§ DATA RECORDS:
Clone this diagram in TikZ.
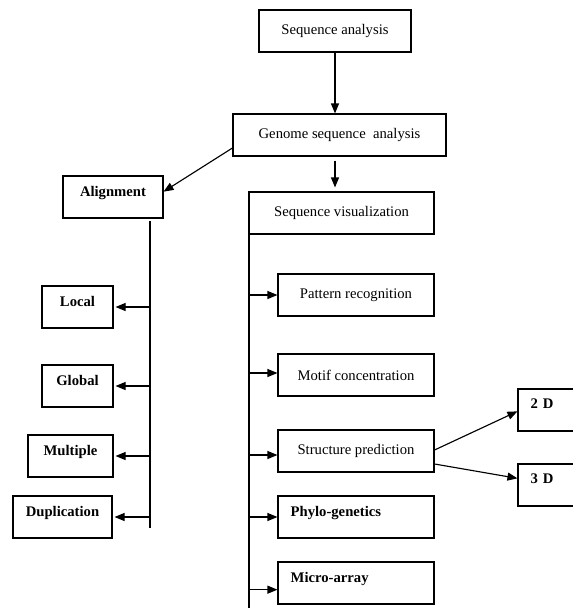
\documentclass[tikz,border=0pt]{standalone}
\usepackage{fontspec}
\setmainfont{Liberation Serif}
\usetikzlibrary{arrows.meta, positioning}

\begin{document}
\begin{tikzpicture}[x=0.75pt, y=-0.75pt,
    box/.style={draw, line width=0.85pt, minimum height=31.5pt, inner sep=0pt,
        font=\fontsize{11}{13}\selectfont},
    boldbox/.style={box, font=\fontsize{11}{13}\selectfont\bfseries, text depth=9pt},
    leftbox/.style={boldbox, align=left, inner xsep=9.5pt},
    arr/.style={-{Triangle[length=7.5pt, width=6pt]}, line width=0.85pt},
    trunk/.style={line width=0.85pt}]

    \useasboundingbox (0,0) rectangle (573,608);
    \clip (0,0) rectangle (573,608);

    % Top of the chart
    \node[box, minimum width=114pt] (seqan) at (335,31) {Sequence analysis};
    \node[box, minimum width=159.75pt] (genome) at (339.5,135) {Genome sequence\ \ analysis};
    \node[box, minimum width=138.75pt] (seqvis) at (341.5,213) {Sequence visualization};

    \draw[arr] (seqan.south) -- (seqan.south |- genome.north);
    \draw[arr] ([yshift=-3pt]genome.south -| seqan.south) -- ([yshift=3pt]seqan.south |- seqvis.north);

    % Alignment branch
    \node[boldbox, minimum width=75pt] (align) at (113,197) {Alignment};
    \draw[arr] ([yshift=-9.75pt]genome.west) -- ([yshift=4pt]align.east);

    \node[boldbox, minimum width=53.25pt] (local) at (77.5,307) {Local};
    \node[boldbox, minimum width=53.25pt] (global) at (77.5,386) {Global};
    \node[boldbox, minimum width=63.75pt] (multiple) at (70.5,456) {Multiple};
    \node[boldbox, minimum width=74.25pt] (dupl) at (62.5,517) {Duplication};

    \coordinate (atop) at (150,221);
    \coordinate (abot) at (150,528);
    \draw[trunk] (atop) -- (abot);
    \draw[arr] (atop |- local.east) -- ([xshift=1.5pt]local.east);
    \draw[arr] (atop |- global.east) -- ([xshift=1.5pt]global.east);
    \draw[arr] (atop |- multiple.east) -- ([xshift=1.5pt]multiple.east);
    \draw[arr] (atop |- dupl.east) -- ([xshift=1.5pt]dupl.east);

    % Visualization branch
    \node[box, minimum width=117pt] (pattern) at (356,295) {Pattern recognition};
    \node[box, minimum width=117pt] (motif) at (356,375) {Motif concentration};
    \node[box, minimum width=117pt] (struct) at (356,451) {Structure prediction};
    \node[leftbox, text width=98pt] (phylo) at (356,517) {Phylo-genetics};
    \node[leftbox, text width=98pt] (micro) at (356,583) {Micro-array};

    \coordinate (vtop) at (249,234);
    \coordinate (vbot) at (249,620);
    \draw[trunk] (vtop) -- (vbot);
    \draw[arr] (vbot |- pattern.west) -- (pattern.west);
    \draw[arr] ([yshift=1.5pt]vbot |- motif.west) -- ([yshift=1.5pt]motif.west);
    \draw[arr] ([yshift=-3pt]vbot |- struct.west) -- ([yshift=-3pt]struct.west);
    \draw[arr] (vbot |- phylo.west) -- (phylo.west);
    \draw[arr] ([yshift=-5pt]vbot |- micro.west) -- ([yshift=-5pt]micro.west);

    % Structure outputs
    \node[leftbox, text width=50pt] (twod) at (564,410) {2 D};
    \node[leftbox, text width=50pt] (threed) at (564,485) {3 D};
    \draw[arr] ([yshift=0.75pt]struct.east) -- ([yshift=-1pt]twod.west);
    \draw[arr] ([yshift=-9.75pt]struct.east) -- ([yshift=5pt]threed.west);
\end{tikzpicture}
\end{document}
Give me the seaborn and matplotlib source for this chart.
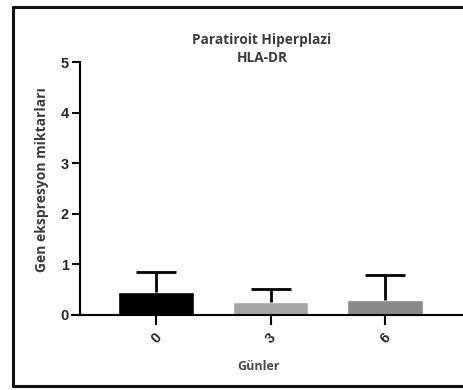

§ WRITTEN REQUEST: Pictures are excluded; copy every other part of the records exactly.

§ OUTPUT FOR THIS EXERCISE:
Clone this diagram in TikZ.
\documentclass[tikz,border=0pt]{standalone}
\usepackage{fontspec}
\setmainfont{Liberation Serif}
\usetikzlibrary{arrows.meta, positioning}

\begin{document}
\begin{tikzpicture}[x=0.75pt, y=-0.75pt,
    box/.style={draw, line width=0.85pt, minimum height=31.5pt, inner sep=0pt,
        font=\fontsize{11}{13}\selectfont},
    boldbox/.style={box, font=\fontsize{11}{13}\selectfont\bfseries, text depth=9pt},
    leftbox/.style={boldbox, align=left, inner xsep=9.5pt},
    arr/.style={-{Triangle[length=7.5pt, width=6pt]}, line width=0.85pt},
    trunk/.style={line width=0.85pt}]

    \useasboundingbox (0,0) rectangle (573,608);
    \clip (0,0) rectangle (573,608);

    % Top of the chart
    \node[box, minimum width=114pt] (seqan) at (335,31) {Sequence analysis};
    \node[box, minimum width=159.75pt] (genome) at (339.5,135) {Genome sequence\ \ analysis};
    \node[box, minimum width=138.75pt] (seqvis) at (341.5,213) {Sequence visualization};

    \draw[arr] (seqan.south) -- (seqan.south |- genome.north);
    \draw[arr] ([yshift=-3pt]genome.south -| seqan.south) -- ([yshift=3pt]seqan.south |- seqvis.north);

    % Alignment branch
    \node[boldbox, minimum width=75pt] (align) at (113,197) {Alignment};
    \draw[arr] ([yshift=-9.75pt]genome.west) -- ([yshift=4pt]align.east);

    \node[boldbox, minimum width=53.25pt] (local) at (77.5,307) {Local};
    \node[boldbox, minimum width=53.25pt] (global) at (77.5,386) {Global};
    \node[boldbox, minimum width=63.75pt] (multiple) at (70.5,456) {Multiple};
    \node[boldbox, minimum width=74.25pt] (dupl) at (62.5,517) {Duplication};

    \coordinate (atop) at (150,221);
    \coordinate (abot) at (150,528);
    \draw[trunk] (atop) -- (abot);
    \draw[arr] (atop |- local.east) -- ([xshift=1.5pt]local.east);
    \draw[arr] (atop |- global.east) -- ([xshift=1.5pt]global.east);
    \draw[arr] (atop |- multiple.east) -- ([xshift=1.5pt]multiple.east);
    \draw[arr] (atop |- dupl.east) -- ([xshift=1.5pt]dupl.east);

    % Visualization branch
    \node[box, minimum width=117pt] (pattern) at (356,295) {Pattern recognition};
    \node[box, minimum width=117pt] (motif) at (356,375) {Motif concentration};
    \node[box, minimum width=117pt] (struct) at (356,451) {Structure prediction};
    \node[leftbox, text width=98pt] (phylo) at (356,517) {Phylo-genetics};
    \node[leftbox, text width=98pt] (micro) at (356,583) {Micro-array};

    \coordinate (vtop) at (249,234);
    \coordinate (vbot) at (249,620);
    \draw[trunk] (vtop) -- (vbot);
    \draw[arr] (vbot |- pattern.west) -- (pattern.west);
    \draw[arr] ([yshift=1.5pt]vbot |- motif.west) -- ([yshift=1.5pt]motif.west);
    \draw[arr] ([yshift=-3pt]vbot |- struct.west) -- ([yshift=-3pt]struct.west);
    \draw[arr] (vbot |- phylo.west) -- (phylo.west);
    \draw[arr] ([yshift=-5pt]vbot |- micro.west) -- ([yshift=-5pt]micro.west);

    % Structure outputs
    \node[leftbox, text width=50pt] (twod) at (564,410) {2 D};
    \node[leftbox, text width=50pt] (threed) at (564,485) {3 D};
    \draw[arr] ([yshift=0.75pt]struct.east) -- ([yshift=-1pt]twod.west);
    \draw[arr] ([yshift=-9.75pt]struct.east) -- ([yshift=5pt]threed.west);
\end{tikzpicture}
\end{document}
Give me the seaborn and matplotlib source for this chart.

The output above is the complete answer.